Over time, he adjusted, finding his way among his new American teammates. He has also established himself on the field. After punting once in a 31-27 loss to Army, Karutz was named the Mid-American Conference's West Division Special Teams Player of the Week after averaging 49.6 yards per punt against Miami, twice landing punts inside the 1-yard line.
But even success is measured differently. In Australia, players were ranked based on how many kicks they had and how much influence they had on the game. In addition, players were ranked in how many hand balls (passes) they had, how many marks (catches) they had, how many goals they kicked, how many behinds (near-misses) they kicked as well as tackles.
Heading into Saturday's stiff road test at No. 2 Ohio State, Karutz is averaging 44.1 yards per punt with a long effort of 56 yards. He has had two punts travel more than 50 yards, has landed six kicks inside the 20-yard line and has yet to have a punt returned for positive yards.
But for Karutz, it's not about the statistics, but instead the opportunity that up until late last year, he never dreamed possible.
"Pretty much every day, there's something new that pops up that keeps you guessing, 'Why am I here' or 'How did this happen?'" he said. "But the longer you're here, the more like you feel like you fit in and you know where to go for things, and I'm just happy to be here. I'm really enjoying it."
Tough task Eastern Michigan coach Ron English said his team is struggling to eliminate mistakes. Twice in last weekend's 52-14 loss against Central Michigan, the Eagles had the chance to get within a touchdown before mental errors cost them. English is well aware what challenges await Eastern on Saturday at Ohio State and is concerned about what what kind of affect playing against the favorites to win the Big Ten could have on his team.
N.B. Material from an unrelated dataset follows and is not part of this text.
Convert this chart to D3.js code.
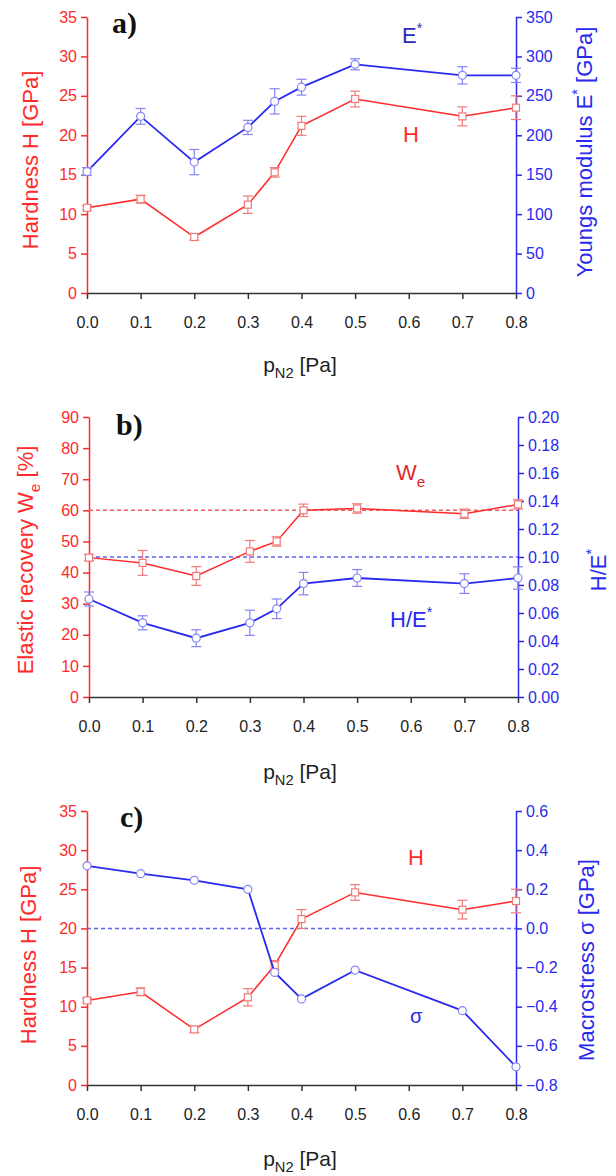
<!DOCTYPE html>
<html>
<head>
<meta charset="utf-8">
<script src="https://cdn.jsdelivr.net/npm/d3@7"></script>
<style>
body { margin: 0; background: #fff; }
text { font-family: "Liberation Sans", Arial, sans-serif; }
text.letter { font-family: "Liberation Serif", "Times New Roman", serif; }
</style>
</head>
<body>
<svg width="616" height="1176"></svg>
<script>
// p_N2 [Pa]
const pN2 = [0.0, 0.1, 0.2, 0.3, 0.35, 0.4, 0.5, 0.7, 0.8];
const xTicks = [0.0, 0.1, 0.2, 0.3, 0.4, 0.5, 0.6, 0.7, 0.8];

// hardness H [GPa]
const hardness = [10.8, 11.9, 7.1, 11.2, 15.3, 21.2, 24.6, 22.4, 23.5];
const hardnessErr = [0.3, 0.5, 0.4, 1.1, 0.6, 1.2, 1.0, 1.2, 1.5];
// youngs modulus E* [GPa]
const youngs = [154, 224, 166, 210, 243, 261, 290, 276, 276];
const youngsErr = [5, 10, 16, 9, 16, 10, 7, 11, 9];
// elastic recovery We [%]
const recovery = [44.8, 43.1, 38.9, 46.8, 50.0, 60.0, 60.6, 58.9, 61.9];
const recoveryErr = [1.0, 4.0, 3.0, 3.5, 1.5, 2.0, 1.5, 1.5, 1.5];
// H/E*
const hOverE = [0.070, 0.053, 0.042, 0.053, 0.063, 0.081, 0.085, 0.081, 0.085];
const hOverEErr = [0.005, 0.005, 0.006, 0.009, 0.007, 0.008, 0.006, 0.007, 0.008];
// macrostress sigma [GPa]
const macrostress = [0.32, 0.28, 0.246, 0.20, -0.225, -0.36, -0.213, -0.42, -0.707];

const hTicks = [0, 5, 10, 15, 20, 25, 30, 35];
const eTicks = [0, 50, 100, 150, 200, 250, 300, 350];
const weTicks = [0, 10, 20, 30, 40, 50, 60, 70, 80, 90];
const heTicks = [0, 0.02, 0.04, 0.06, 0.08, 0.10, 0.12, 0.14, 0.16, 0.18, 0.20];
const sigmaTicks = [-0.8, -0.6, -0.4, -0.2, 0.0, 0.2, 0.4, 0.6];

const RED = "#ff2a2a", RED_LIGHT = "#f27a7a";
const BLUE = "#2a2aee", BLUE_LIGHT = "#8585f5";

const svg = d3.select("svg");

// text made of parts: [string, "sub"|"sup"|null]
function richText(g, parts, size) {
	const t = g.append("text").attr("font-size", size);
	let shift = 0;
	parts.forEach(p => {
		let target = 0, fs = size;
		if (p[1] === "sub") { target = size * 0.3; fs = size * 0.7; }
		if (p[1] === "sup") { target = -size * 0.45; fs = size * 0.65; }
		t.append("tspan").attr("dy", target - shift).attr("font-size", fs).text(p[0]);
		shift = target;
	});
	return t;
}

function drawPanel(o) {
	const g = svg.append("g");
	const x = d3.scaleLinear().domain([0, 0.8]).range([o.left, o.right]);
	const yL = d3.scaleLinear().domain(o.leftDomain).range([o.bottom, o.top]);
	const yR = d3.scaleLinear().domain(o.rightDomain).range([o.bottom, o.top]);

	// axes
	const ax = g.append("g")
		.attr("transform", "translate(0," + o.bottom + ")")
		.call(d3.axisBottom(x).tickValues(xTicks).tickFormat(d3.format(".1f")).tickSize(6).tickSizeOuter(0).tickPadding(18));
	ax.select(".domain").attr("stroke", "#333").attr("stroke-width", 1.5);
	ax.selectAll(".tick line").attr("stroke", "#333").attr("stroke-width", 1.5);
	ax.selectAll("text").attr("font-size", 16).attr("fill", "#222");

	const al = g.append("g")
		.attr("transform", "translate(" + o.left + ",0)")
		.call(d3.axisLeft(yL).tickValues(o.leftTicks).tickFormat(o.leftFormat).tickSize(6).tickSizeOuter(0).tickPadding(4));
	al.select(".domain").attr("stroke", RED).attr("stroke-width", 1.5);
	al.selectAll(".tick line").attr("stroke", RED).attr("stroke-width", 1.5);
	al.selectAll("text").attr("font-size", 16).attr("fill", RED);

	const ar = g.append("g")
		.attr("transform", "translate(" + o.right + ",0)")
		.call(d3.axisRight(yR).tickValues(o.rightTicks).tickFormat(o.rightFormat).tickSize(6).tickSizeOuter(0).tickPadding(4));
	ar.select(".domain").attr("stroke", BLUE).attr("stroke-width", 1.5);
	ar.selectAll(".tick line").attr("stroke", BLUE).attr("stroke-width", 1.5);
	ar.selectAll("text").attr("font-size", 16).attr("fill", BLUE);

	// dashed reference lines
	(o.dashed || []).forEach(d => {
		const sc = d.axis === "left" ? yL : yR;
		g.append("line")
			.attr("x1", x(0)).attr("x2", x(0.8))
			.attr("y1", sc(d.value)).attr("y2", sc(d.value))
			.attr("stroke", d.color).attr("stroke-width", 1.5)
			.attr("stroke-dasharray", "4,3");
	});

	// series
	o.series.forEach(s => {
		const sc = s.axis === "left" ? yL : yR;
		const pts = pN2.map((p, i) => ({ p: p, v: s.values[i], e: s.errors ? s.errors[i] : 0 }));
		g.append("path")
			.datum(pts)
			.attr("fill", "none")
			.attr("stroke", s.color)
			.attr("stroke-width", s.width)
			.attr("d", d3.line().x(d => x(d.p)).y(d => sc(d.v)));

		if (s.errors) {
			const eb = g.append("g").selectAll("g").data(pts).enter().append("g")
				.attr("stroke", s.light).attr("stroke-width", 1.2);
			eb.append("line")
				.attr("x1", d => x(d.p)).attr("x2", d => x(d.p))
				.attr("y1", d => sc(d.v - d.e)).attr("y2", d => sc(d.v + d.e));
			eb.append("line")
				.attr("x1", d => x(d.p) - 5).attr("x2", d => x(d.p) + 5)
				.attr("y1", d => sc(d.v + d.e)).attr("y2", d => sc(d.v + d.e));
			eb.append("line")
				.attr("x1", d => x(d.p) - 5).attr("x2", d => x(d.p) + 5)
				.attr("y1", d => sc(d.v - d.e)).attr("y2", d => sc(d.v - d.e));
		}

		if (s.marker === "square") {
			g.selectAll(null).data(pts).enter().append("rect")
				.attr("x", d => x(d.p) - 3.5).attr("y", d => sc(d.v) - 3.5)
				.attr("width", 7).attr("height", 7)
				.attr("fill", "#fff").attr("stroke", s.light).attr("stroke-width", 1.2);
		} else {
			g.selectAll(null).data(pts).enter().append("circle")
				.attr("cx", d => x(d.p)).attr("cy", d => sc(d.v)).attr("r", 4)
				.attr("fill", "#fff").attr("stroke", s.light).attr("stroke-width", 1.2);
		}
	});

	// axis titles
	richText(g, o.leftTitle, 22)
		.attr("fill", RED).attr("text-anchor", "middle")
		.attr("transform", "translate(" + o.leftTitleX + "," + o.leftTitleY + ") rotate(-90)");
	richText(g, o.rightTitle, 22)
		.attr("fill", BLUE).attr("text-anchor", "middle")
		.attr("transform", "translate(" + o.rightTitleX + "," + o.rightTitleY + ") rotate(-90)");
	richText(g, [["p", null], ["N2", "sub"], [" [Pa]", null]], 21)
		.attr("fill", "#222").attr("text-anchor", "middle")
		.attr("x", 300).attr("y", o.titleY);

	// panel letter
	g.append("text")
		.attr("class", "letter")
		.attr("x", o.letterX).attr("y", o.letterY)
		.attr("font-weight", "bold").attr("font-size", 30)
		.attr("fill", "#111").text(o.letter);

	// inline labels
	o.notes.forEach(n => {
		richText(g, n.parts, n.size || 22).attr("fill", n.color).attr("x", n.x).attr("y", n.y);
	});
}

drawPanel({
	top: 17, bottom: 293, left: 87, right: 516,
	leftDomain: [0, 35], leftTicks: hTicks, leftFormat: d3.format("d"),
	rightDomain: [0, 350], rightTicks: eTicks, rightFormat: d3.format("d"),
	series: [
		{ values: hardness, errors: hardnessErr, axis: "left", color: RED, light: RED_LIGHT, marker: "square", width: 1.5 },
		{ values: youngs, errors: youngsErr, axis: "right", color: BLUE, light: BLUE_LIGHT, marker: "circle", width: 1.8 }
	],
	leftTitle: [["Hardness H [GPa]", null]], leftTitleX: 38, leftTitleY: 160,
	rightTitle: [["Youngs modulus E", null], ["*", "sup"], [" [GPa]", null]], rightTitleX: 592, rightTitleY: 152,
	titleY: 372,
	letter: "a)", letterX: 112, letterY: 33,
	notes: [
		{ parts: [["E", null], ["*", "sup"]], x: 402, y: 43, color: "#2a2ab8" },
		{ parts: [["H", null]], x: 403, y: 142, color: RED }
	]
});

drawPanel({
	top: 417, bottom: 697, left: 89, right: 518,
	leftDomain: [0, 90], leftTicks: weTicks, leftFormat: d3.format("d"),
	rightDomain: [0, 0.2], rightTicks: heTicks, rightFormat: d3.format(".2f"),
	dashed: [
		{ value: 60, axis: "left", color: "#f26060" },
		{ value: 0.10, axis: "right", color: "#6060f2" }
	],
	series: [
		{ values: recovery, errors: recoveryErr, axis: "left", color: RED, light: RED_LIGHT, marker: "square", width: 1.5 },
		{ values: hOverE, errors: hOverEErr, axis: "right", color: BLUE, light: BLUE_LIGHT, marker: "circle", width: 1.8 }
	],
	leftTitle: [["Elastic recovery W", null], ["e", "sub"], [" [%]", null]], leftTitleX: 33, leftTitleY: 560,
	rightTitle: [["H/E", null], ["*", "sup"]], rightTitleX: 606, rightTitleY: 570,
	titleY: 779,
	letter: "b)", letterX: 116, letterY: 435,
	notes: [
		{ parts: [["W", null], ["e", "sub"]], x: 396, y: 480, color: "#e02a2a" },
		{ parts: [["H/E", null], ["*", "sup"]], x: 390, y: 627, color: BLUE }
	]
});

drawPanel({
	top: 811, bottom: 1085, left: 87, right: 516,
	leftDomain: [0, 35], leftTicks: hTicks, leftFormat: d3.format("d"),
	rightDomain: [-0.8, 0.6], rightTicks: sigmaTicks, rightFormat: d3.format(".1f"),
	dashed: [
		{ value: 0.0, axis: "right", color: "#6060f2" }
	],
	series: [
		{ values: hardness, errors: hardnessErr, axis: "left", color: RED, light: RED_LIGHT, marker: "square", width: 1.5 },
		{ values: macrostress, errors: null, axis: "right", color: BLUE, light: BLUE_LIGHT, marker: "circle", width: 1.8 }
	],
	leftTitle: [["Hardness H [GPa]", null]], leftTitleX: 36, leftTitleY: 955,
	rightTitle: [["Macrostress σ [GPa]", null]], rightTitleX: 594, rightTitleY: 960,
	titleY: 1166,
	letter: "c)", letterX: 120, letterY: 827,
	notes: [
		{ parts: [["H", null]], x: 408, y: 865, color: RED },
		{ parts: [["σ", null]], x: 410, y: 1023, color: BLUE, size: 20 }
	]
});
</script>
</body>
</html>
English said he will use last year's experience of going into Michigan Stadium to face the Wolverines as a starting-off point. Eastern (0-3) will enter the game as a 44 1/2-point underdog.
"I was a little worried about them, but they came out to play," English said. "But in the beginning, I think Ohio State is a little different animal because (the fans) are interested every time I have gone in there. If they are interested, I think it's a little nastier and I think those fans are a little more ruthless than Michigan fans."
No change at quarterback English said sophomore Alex Gillett remains his starting quarterback even though back-up Devontae Payne saw significant time against Central Michigan. Payne was 13-of-24 passing for 134 yards against the Chippewas while Gillett finished with 148 yards and a touchdown, completing 12 of 20 passes.
"We think Payne is going to be a good player, and we want to play him when the game's in the balance a little bit," English said. "We love Alex Gillett, too, but we just think we need to develop Devontae a little bit. You know how football is - you have to have a back-up quarterback at the college level."